- _PROBLEM DESCRIPTION_
Restate the material word for word and leave out anything that is a picture.

- _SUPPLIED INFORMATION_
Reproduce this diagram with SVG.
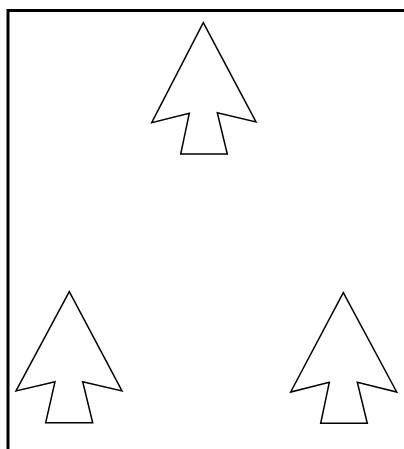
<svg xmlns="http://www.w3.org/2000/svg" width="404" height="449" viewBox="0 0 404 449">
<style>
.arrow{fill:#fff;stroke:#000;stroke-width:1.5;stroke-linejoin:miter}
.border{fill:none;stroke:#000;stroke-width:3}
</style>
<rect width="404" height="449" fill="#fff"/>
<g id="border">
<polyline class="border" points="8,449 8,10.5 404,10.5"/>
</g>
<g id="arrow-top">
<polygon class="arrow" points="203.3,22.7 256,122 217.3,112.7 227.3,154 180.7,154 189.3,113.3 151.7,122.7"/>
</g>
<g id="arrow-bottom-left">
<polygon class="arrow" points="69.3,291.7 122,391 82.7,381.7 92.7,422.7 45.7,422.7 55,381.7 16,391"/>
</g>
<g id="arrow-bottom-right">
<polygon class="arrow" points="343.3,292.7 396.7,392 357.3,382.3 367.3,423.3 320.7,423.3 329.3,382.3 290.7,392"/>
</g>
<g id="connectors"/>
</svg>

- _FULL SOLUTION_
Reproduce this diagram with SVG.
<svg xmlns="http://www.w3.org/2000/svg" width="404" height="449" viewBox="0 0 404 449">
<style>
.arrow{fill:#fff;stroke:#000;stroke-width:1.5;stroke-linejoin:miter}
.border{fill:none;stroke:#000;stroke-width:3}
</style>
<rect width="404" height="449" fill="#fff"/>
<g id="border">
<polyline class="border" points="8,449 8,10.5 404,10.5"/>
</g>
<g id="arrow-top">
<polygon class="arrow" points="203.3,22.7 256,122 217.3,112.7 227.3,154 180.7,154 189.3,113.3 151.7,122.7"/>
</g>
<g id="arrow-bottom-left">
<polygon class="arrow" points="69.3,291.7 122,391 82.7,381.7 92.7,422.7 45.7,422.7 55,381.7 16,391"/>
</g>
<g id="arrow-bottom-right">
<polygon class="arrow" points="343.3,292.7 396.7,392 357.3,382.3 367.3,423.3 320.7,423.3 329.3,382.3 290.7,392"/>
</g>
<g id="connectors"/>
</svg>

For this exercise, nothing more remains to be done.